Quote the whole listing exactly. Leave the pictures out of your copy.

[Charts and diagrams as code]
|---|

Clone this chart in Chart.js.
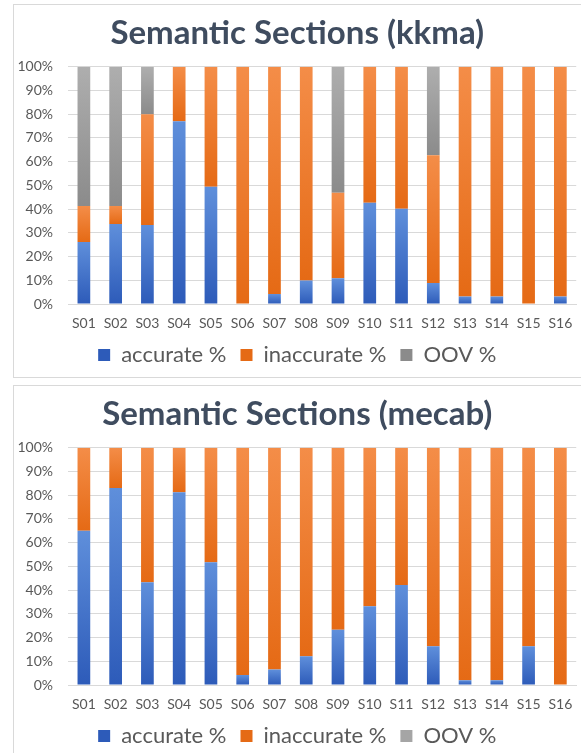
<!DOCTYPE html>
<html>
<head>
<meta charset="utf-8">
<script src="https://cdn.jsdelivr.net/npm/chart.js@4"></script>
<style>
  html, body { margin: 0; padding: 0; background: #ffffff; }
  body { width: 581px; height: 753px; overflow: hidden; position: relative; }
  .panel { position: absolute; left: 13px; width: 572px; border: 1px solid #D9D9D9; background: #ffffff; }
  #p1 { top: 4px; height: 372px; }
  #p2 { top: 385px; height: 380px; }
  .panel canvas { position: absolute; left: 0; top: 0; }
</style>
</head>
<body>
<div class="panel" id="p1"><canvas id="c1" width="570" height="371"></canvas></div>
<div class="panel" id="p2"><canvas id="c2" width="570" height="371"></canvas></div>
<script>
// Section categories
const sections = ['S01', 'S02', 'S03', 'S04', 'S05', 'S06', 'S07', 'S08',
                  'S09', 'S10', 'S11', 'S12', 'S13', 'S14', 'S15', 'S16'];
const seriesNames = ['accurate %', 'inaccurate %', 'OOV %'];

// kkma analyser (percent of tokens per section)
const kkmaAccurate   = [26.1, 33.7, 33.3, 77.0, 49.4, 0, 4.2, 9.9, 10.9, 42.7, 40.1, 8.9, 3.2, 3.2, 0, 3.2];
const kkmaInaccurate = [15.2, 7.6, 46.7, 23.0, 50.6, 100, 95.8, 90.1, 36.0, 57.3, 59.9, 53.8, 96.8, 96.8, 100, 96.8];
const kkmaOov        = [58.7, 58.7, 20.0, 0, 0, 0, 0, 0, 53.1, 0, 0, 37.3, 0, 0, 0, 0];

// mecab analyser
const mecabAccurate   = [65.0, 83.0, 43.3, 81.2, 51.7, 4.2, 6.5, 12.1, 23.3, 33.2, 42.1, 16.3, 2.0, 2.0, 16.3, 0];
const mecabInaccurate = [35.0, 17.0, 56.7, 18.8, 48.3, 95.8, 93.5, 87.9, 76.7, 66.8, 57.9, 83.7, 98.0, 98.0, 83.7, 100];
const mecabOov        = [0, 0, 0, 0, 0, 0, 0, 0, 0, 0, 0, 0, 0, 0, 0, 0];

const TEXT = '#595959';
const GRID = '#D9D9D9';
const FONT = 'Lato';

// each series is shaded lighter at the top of a segment, darker at its base
const palette = [
  { solid: '#4472C4', top: '#5F8FDB', bottom: '#2D5BB9' },
  { solid: '#ED7D31', top: '#F48D48', bottom: '#E56A15' },
  { solid: '#A5A5A5', top: '#AEAEAE', bottom: '#8B8B8B' }
];

function segmentFill(ctx, series) {
  const p = palette[ctx.datasetIndex];
  const chart = ctx.chart;
  if (ctx.type !== 'data' || !chart.chartArea || !chart.scales.y) return p.solid;
  const y = chart.scales.y;
  let base = 0;
  for (let d = 0; d < ctx.datasetIndex; d++) base += series[d][ctx.dataIndex];
  const top = base + series[ctx.datasetIndex][ctx.dataIndex];
  const y0 = y.getPixelForValue(base);
  const y1 = y.getPixelForValue(top);
  if (!isFinite(y0) || !isFinite(y1) || Math.abs(y0 - y1) < 0.5) return p.solid;
  const g = chart.ctx.createLinearGradient(0, y1, 0, y0);
  g.addColorStop(0, p.top);
  g.addColorStop(1, p.bottom);
  return g;
}

function buildChart(canvasId, title, series) {
  return new Chart(document.getElementById(canvasId), {
    type: 'bar',
    data: {
      labels: sections,
      datasets: seriesNames.map((name, i) => ({
        label: name,
        data: series[i],
        backgroundColor: c => segmentFill(c, series),
        borderWidth: 0,
        categoryPercentage: 1,
        barPercentage: 0.4
      }))
    },
    options: {
      responsive: false,
      animation: false,
      devicePixelRatio: 1,
      layout: { padding: { left: 4, right: 7.5, top: 0, bottom: 0 } },
      plugins: {
        title: {
          display: true,
          text: title,
          color: '#3F4C5F',
          font: { family: FONT, size: 33, weight: 'bold' },
          padding: { top: 8.7, bottom: 13.4 }
        },
        legend: {
          position: 'bottom',
          labels: {
            boxWidth: 12,
            boxHeight: 12,
            padding: 14,
            color: TEXT,
            font: { family: FONT, size: 22 }
          }
        },
        tooltip: { enabled: false }
      },
      scales: {
        x: {
          stacked: true,
          grid: { display: false, drawTicks: false },
          border: { display: true, color: GRID },
          ticks: { color: TEXT, font: { family: FONT, size: 14 }, padding: 11.5, maxRotation: 0, autoSkip: false },
          afterFit: s => { s.height = 26; }
        },
        y: {
          stacked: true,
          min: 0,
          max: 100,
          grid: { color: GRID, drawTicks: false },
          border: { display: false },
          ticks: { stepSize: 10, padding: 15, color: TEXT, font: { family: FONT, size: 14 }, callback: v => v + '%' },
          afterFit: s => { s.width = 50; }
        }
      }
    }
  });
}

buildChart('c1', 'Semantic Sections (kkma)', [kkmaAccurate, kkmaInaccurate, kkmaOov]);
buildChart('c2', 'Semantic Sections (mecab)', [mecabAccurate, mecabInaccurate, mecabOov]);
</script>
</body>
</html>
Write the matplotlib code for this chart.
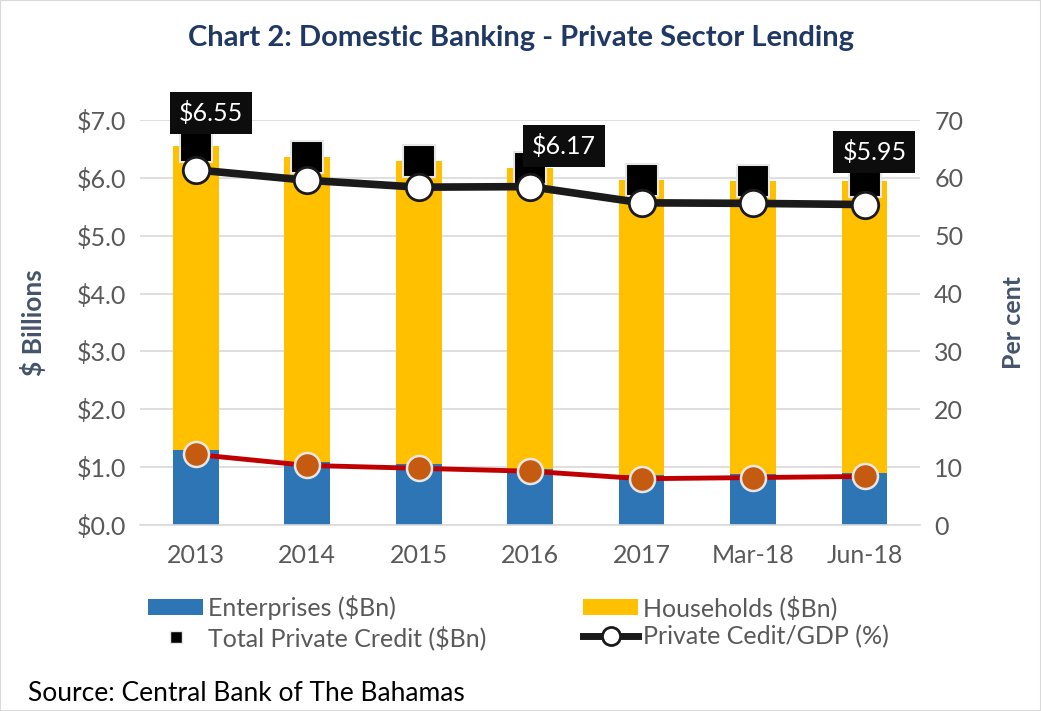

|---|

Response:
Clone this chart in Chart.js.
<!DOCTYPE html>
<html>
<head>
<meta charset="utf-8">
<script src="https://cdn.jsdelivr.net/npm/chart.js@4"></script>
<style>
  html, body { margin: 0; padding: 0; background: #ffffff; }
  body { width: 581px; height: 753px; overflow: hidden; position: relative; }
  .panel { position: absolute; left: 13px; width: 572px; border: 1px solid #D9D9D9; background: #ffffff; }
  #p1 { top: 4px; height: 372px; }
  #p2 { top: 385px; height: 380px; }
  .panel canvas { position: absolute; left: 0; top: 0; }
</style>
</head>
<body>
<div class="panel" id="p1"><canvas id="c1" width="570" height="371"></canvas></div>
<div class="panel" id="p2"><canvas id="c2" width="570" height="371"></canvas></div>
<script>
// Section categories
const sections = ['S01', 'S02', 'S03', 'S04', 'S05', 'S06', 'S07', 'S08',
                  'S09', 'S10', 'S11', 'S12', 'S13', 'S14', 'S15', 'S16'];
const seriesNames = ['accurate %', 'inaccurate %', 'OOV %'];

// kkma analyser (percent of tokens per section)
const kkmaAccurate   = [26.1, 33.7, 33.3, 77.0, 49.4, 0, 4.2, 9.9, 10.9, 42.7, 40.1, 8.9, 3.2, 3.2, 0, 3.2];
const kkmaInaccurate = [15.2, 7.6, 46.7, 23.0, 50.6, 100, 95.8, 90.1, 36.0, 57.3, 59.9, 53.8, 96.8, 96.8, 100, 96.8];
const kkmaOov        = [58.7, 58.7, 20.0, 0, 0, 0, 0, 0, 53.1, 0, 0, 37.3, 0, 0, 0, 0];

// mecab analyser
const mecabAccurate   = [65.0, 83.0, 43.3, 81.2, 51.7, 4.2, 6.5, 12.1, 23.3, 33.2, 42.1, 16.3, 2.0, 2.0, 16.3, 0];
const mecabInaccurate = [35.0, 17.0, 56.7, 18.8, 48.3, 95.8, 93.5, 87.9, 76.7, 66.8, 57.9, 83.7, 98.0, 98.0, 83.7, 100];
const mecabOov        = [0, 0, 0, 0, 0, 0, 0, 0, 0, 0, 0, 0, 0, 0, 0, 0];

const TEXT = '#595959';
const GRID = '#D9D9D9';
const FONT = 'Lato';

// each series is shaded lighter at the top of a segment, darker at its base
const palette = [
  { solid: '#4472C4', top: '#5F8FDB', bottom: '#2D5BB9' },
  { solid: '#ED7D31', top: '#F48D48', bottom: '#E56A15' },
  { solid: '#A5A5A5', top: '#AEAEAE', bottom: '#8B8B8B' }
];

function segmentFill(ctx, series) {
  const p = palette[ctx.datasetIndex];
  const chart = ctx.chart;
  if (ctx.type !== 'data' || !chart.chartArea || !chart.scales.y) return p.solid;
  const y = chart.scales.y;
  let base = 0;
  for (let d = 0; d < ctx.datasetIndex; d++) base += series[d][ctx.dataIndex];
  const top = base + series[ctx.datasetIndex][ctx.dataIndex];
  const y0 = y.getPixelForValue(base);
  const y1 = y.getPixelForValue(top);
  if (!isFinite(y0) || !isFinite(y1) || Math.abs(y0 - y1) < 0.5) return p.solid;
  const g = chart.ctx.createLinearGradient(0, y1, 0, y0);
  g.addColorStop(0, p.top);
  g.addColorStop(1, p.bottom);
  return g;
}

function buildChart(canvasId, title, series) {
  return new Chart(document.getElementById(canvasId), {
    type: 'bar',
    data: {
      labels: sections,
      datasets: seriesNames.map((name, i) => ({
        label: name,
        data: series[i],
        backgroundColor: c => segmentFill(c, series),
        borderWidth: 0,
        categoryPercentage: 1,
        barPercentage: 0.4
      }))
    },
    options: {
      responsive: false,
      animation: false,
      devicePixelRatio: 1,
      layout: { padding: { left: 4, right: 7.5, top: 0, bottom: 0 } },
      plugins: {
        title: {
          display: true,
          text: title,
          color: '#3F4C5F',
          font: { family: FONT, size: 33, weight: 'bold' },
          padding: { top: 8.7, bottom: 13.4 }
        },
        legend: {
          position: 'bottom',
          labels: {
            boxWidth: 12,
            boxHeight: 12,
            padding: 14,
            color: TEXT,
            font: { family: FONT, size: 22 }
          }
        },
        tooltip: { enabled: false }
      },
      scales: {
        x: {
          stacked: true,
          grid: { display: false, drawTicks: false },
          border: { display: true, color: GRID },
          ticks: { color: TEXT, font: { family: FONT, size: 14 }, padding: 11.5, maxRotation: 0, autoSkip: false },
          afterFit: s => { s.height = 26; }
        },
        y: {
          stacked: true,
          min: 0,
          max: 100,
          grid: { color: GRID, drawTicks: false },
          border: { display: false },
          ticks: { stepSize: 10, padding: 15, color: TEXT, font: { family: FONT, size: 14 }, callback: v => v + '%' },
          afterFit: s => { s.width = 50; }
        }
      }
    }
  });
}

buildChart('c1', 'Semantic Sections (kkma)', [kkmaAccurate, kkmaInaccurate, kkmaOov]);
buildChart('c2', 'Semantic Sections (mecab)', [mecabAccurate, mecabInaccurate, mecabOov]);
</script>
</body>
</html>
Write the matplotlib code for this chart.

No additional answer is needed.